◆ TASK TO COMPLETE
Retype nothing but the lines from the start of the material up to and including the line with "(0,0) rectangle (855,761);". Pictures don't belong in the copy.

◆ INFORMATION SUPPLIED
## Start

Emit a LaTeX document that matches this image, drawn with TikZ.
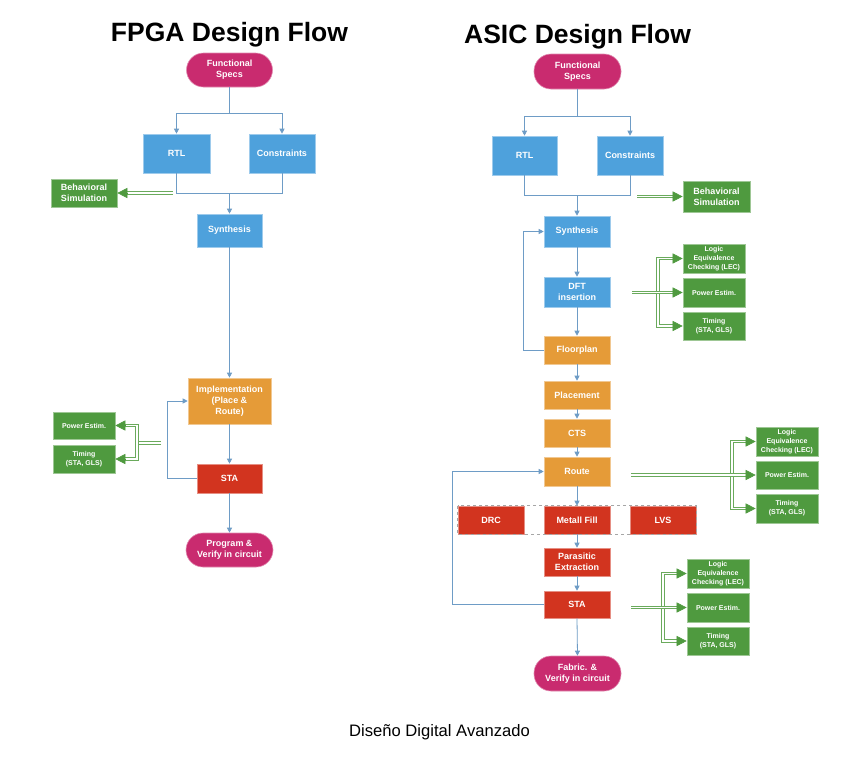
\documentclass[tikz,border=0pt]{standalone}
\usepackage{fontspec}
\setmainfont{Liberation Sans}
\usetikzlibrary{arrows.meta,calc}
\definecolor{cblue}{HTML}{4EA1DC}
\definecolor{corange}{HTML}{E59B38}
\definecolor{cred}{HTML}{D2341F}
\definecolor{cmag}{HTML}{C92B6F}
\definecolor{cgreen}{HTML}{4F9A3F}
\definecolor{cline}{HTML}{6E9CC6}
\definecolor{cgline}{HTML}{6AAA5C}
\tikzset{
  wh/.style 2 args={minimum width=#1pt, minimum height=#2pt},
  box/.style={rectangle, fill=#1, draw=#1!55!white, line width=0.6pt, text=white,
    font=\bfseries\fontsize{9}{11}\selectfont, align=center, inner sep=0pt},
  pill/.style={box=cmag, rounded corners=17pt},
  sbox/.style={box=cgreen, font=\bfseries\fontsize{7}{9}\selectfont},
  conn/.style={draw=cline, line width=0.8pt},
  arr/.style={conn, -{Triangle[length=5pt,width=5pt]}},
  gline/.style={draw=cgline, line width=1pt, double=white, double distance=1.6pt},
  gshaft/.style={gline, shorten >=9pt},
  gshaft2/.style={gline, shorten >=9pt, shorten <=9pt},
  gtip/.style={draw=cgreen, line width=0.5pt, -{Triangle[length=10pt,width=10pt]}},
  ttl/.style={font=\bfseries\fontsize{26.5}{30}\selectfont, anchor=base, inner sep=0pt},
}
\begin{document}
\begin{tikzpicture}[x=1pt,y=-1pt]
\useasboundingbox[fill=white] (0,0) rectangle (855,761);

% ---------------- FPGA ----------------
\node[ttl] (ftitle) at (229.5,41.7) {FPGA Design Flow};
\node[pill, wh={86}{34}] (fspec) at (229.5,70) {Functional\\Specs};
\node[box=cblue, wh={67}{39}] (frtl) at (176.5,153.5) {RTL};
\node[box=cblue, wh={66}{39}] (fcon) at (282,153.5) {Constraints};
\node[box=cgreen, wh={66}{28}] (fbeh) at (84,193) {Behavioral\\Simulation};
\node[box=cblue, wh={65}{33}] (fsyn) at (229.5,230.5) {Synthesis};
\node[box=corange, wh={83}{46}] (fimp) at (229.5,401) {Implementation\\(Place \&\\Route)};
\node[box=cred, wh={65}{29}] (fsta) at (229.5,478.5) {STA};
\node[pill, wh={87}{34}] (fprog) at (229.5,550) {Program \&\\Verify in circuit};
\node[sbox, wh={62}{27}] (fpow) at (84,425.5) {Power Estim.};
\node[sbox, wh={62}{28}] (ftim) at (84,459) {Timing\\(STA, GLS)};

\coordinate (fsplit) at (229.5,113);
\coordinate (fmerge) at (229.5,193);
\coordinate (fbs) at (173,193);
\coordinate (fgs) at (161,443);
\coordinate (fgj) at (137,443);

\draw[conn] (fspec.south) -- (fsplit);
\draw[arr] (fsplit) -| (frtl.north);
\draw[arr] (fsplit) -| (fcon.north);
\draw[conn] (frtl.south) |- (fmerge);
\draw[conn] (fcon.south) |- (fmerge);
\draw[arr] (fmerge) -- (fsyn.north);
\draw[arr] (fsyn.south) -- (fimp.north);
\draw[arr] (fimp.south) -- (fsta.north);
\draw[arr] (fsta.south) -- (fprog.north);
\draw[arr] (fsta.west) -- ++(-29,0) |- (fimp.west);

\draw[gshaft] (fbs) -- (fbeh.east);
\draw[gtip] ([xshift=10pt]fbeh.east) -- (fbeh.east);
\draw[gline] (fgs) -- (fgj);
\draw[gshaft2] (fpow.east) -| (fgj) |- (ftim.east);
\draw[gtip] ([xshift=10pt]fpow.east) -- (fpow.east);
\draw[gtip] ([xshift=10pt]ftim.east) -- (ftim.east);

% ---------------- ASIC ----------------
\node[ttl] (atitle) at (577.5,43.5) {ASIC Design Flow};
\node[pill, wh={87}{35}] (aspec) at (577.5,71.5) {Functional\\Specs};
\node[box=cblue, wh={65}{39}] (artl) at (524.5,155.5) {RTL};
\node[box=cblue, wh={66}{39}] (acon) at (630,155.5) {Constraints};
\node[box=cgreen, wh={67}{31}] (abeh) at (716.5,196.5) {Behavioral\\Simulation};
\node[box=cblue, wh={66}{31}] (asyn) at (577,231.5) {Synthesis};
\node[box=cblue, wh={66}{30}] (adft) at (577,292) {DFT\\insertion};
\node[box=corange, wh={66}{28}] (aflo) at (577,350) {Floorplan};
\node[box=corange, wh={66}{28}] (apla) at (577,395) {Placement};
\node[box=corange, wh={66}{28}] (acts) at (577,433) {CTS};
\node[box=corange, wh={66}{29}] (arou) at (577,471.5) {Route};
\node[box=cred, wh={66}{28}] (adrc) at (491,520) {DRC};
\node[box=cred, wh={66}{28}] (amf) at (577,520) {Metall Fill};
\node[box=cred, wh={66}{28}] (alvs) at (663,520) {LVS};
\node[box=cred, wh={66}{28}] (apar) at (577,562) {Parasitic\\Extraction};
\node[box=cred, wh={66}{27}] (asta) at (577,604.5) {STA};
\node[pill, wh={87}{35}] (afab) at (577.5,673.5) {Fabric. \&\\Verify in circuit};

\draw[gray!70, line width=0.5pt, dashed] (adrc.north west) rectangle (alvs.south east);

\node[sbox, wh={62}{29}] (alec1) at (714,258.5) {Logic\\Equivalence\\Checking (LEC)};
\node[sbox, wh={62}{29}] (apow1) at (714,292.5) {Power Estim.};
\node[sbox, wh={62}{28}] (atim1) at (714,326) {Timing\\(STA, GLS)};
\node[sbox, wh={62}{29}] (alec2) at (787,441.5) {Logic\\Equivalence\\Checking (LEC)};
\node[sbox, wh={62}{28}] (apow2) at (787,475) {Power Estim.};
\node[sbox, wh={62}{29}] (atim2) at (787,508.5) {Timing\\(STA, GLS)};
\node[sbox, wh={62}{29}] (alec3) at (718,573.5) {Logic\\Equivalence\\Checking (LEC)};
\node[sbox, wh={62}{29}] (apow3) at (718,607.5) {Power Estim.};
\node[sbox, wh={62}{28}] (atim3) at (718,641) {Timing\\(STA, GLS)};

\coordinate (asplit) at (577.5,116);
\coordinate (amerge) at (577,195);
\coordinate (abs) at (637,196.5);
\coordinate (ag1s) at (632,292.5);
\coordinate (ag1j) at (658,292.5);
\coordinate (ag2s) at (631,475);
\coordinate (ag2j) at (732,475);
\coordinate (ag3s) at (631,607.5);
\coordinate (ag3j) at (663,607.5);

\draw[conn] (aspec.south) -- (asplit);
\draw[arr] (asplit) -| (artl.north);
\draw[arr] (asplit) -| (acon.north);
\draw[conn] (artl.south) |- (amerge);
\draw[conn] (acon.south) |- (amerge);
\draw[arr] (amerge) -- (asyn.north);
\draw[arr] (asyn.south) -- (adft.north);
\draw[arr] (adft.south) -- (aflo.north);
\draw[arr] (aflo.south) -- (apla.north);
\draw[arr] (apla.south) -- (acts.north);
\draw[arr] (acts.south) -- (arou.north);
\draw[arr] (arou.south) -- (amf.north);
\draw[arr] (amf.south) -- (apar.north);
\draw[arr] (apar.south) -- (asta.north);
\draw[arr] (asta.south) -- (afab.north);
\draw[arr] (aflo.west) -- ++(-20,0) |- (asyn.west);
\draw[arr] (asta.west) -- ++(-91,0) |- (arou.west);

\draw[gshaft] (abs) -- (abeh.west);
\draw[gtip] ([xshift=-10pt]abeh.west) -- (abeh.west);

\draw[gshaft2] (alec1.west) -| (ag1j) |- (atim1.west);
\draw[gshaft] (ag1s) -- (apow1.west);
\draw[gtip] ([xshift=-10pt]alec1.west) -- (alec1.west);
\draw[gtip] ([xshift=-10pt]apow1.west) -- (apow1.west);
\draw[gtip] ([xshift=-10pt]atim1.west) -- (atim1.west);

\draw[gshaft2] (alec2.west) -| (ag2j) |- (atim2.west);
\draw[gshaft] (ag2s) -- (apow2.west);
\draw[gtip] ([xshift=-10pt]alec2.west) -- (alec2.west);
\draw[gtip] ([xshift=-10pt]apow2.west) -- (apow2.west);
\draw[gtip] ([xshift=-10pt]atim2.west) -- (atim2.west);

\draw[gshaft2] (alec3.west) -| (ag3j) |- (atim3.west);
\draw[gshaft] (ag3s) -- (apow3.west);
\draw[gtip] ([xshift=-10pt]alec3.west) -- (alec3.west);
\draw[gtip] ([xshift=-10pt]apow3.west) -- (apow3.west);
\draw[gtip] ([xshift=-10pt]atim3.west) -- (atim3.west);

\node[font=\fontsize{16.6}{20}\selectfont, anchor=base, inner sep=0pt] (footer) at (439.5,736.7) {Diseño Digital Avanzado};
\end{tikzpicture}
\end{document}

## End

◆ ANSWER TO THIS EXERCISE
Emit a LaTeX document that matches this image, drawn with TikZ.
\documentclass[tikz,border=0pt]{standalone}
\usepackage{fontspec}
\setmainfont{Liberation Sans}
\usetikzlibrary{arrows.meta,calc}
\definecolor{cblue}{HTML}{4EA1DC}
\definecolor{corange}{HTML}{E59B38}
\definecolor{cred}{HTML}{D2341F}
\definecolor{cmag}{HTML}{C92B6F}
\definecolor{cgreen}{HTML}{4F9A3F}
\definecolor{cline}{HTML}{6E9CC6}
\definecolor{cgline}{HTML}{6AAA5C}
\tikzset{
  wh/.style 2 args={minimum width=#1pt, minimum height=#2pt},
  box/.style={rectangle, fill=#1, draw=#1!55!white, line width=0.6pt, text=white,
    font=\bfseries\fontsize{9}{11}\selectfont, align=center, inner sep=0pt},
  pill/.style={box=cmag, rounded corners=17pt},
  sbox/.style={box=cgreen, font=\bfseries\fontsize{7}{9}\selectfont},
  conn/.style={draw=cline, line width=0.8pt},
  arr/.style={conn, -{Triangle[length=5pt,width=5pt]}},
  gline/.style={draw=cgline, line width=1pt, double=white, double distance=1.6pt},
  gshaft/.style={gline, shorten >=9pt},
  gshaft2/.style={gline, shorten >=9pt, shorten <=9pt},
  gtip/.style={draw=cgreen, line width=0.5pt, -{Triangle[length=10pt,width=10pt]}},
  ttl/.style={font=\bfseries\fontsize{26.5}{30}\selectfont, anchor=base, inner sep=0pt},
}
\begin{document}
\begin{tikzpicture}[x=1pt,y=-1pt]
\useasboundingbox[fill=white] (0,0) rectangle (855,761);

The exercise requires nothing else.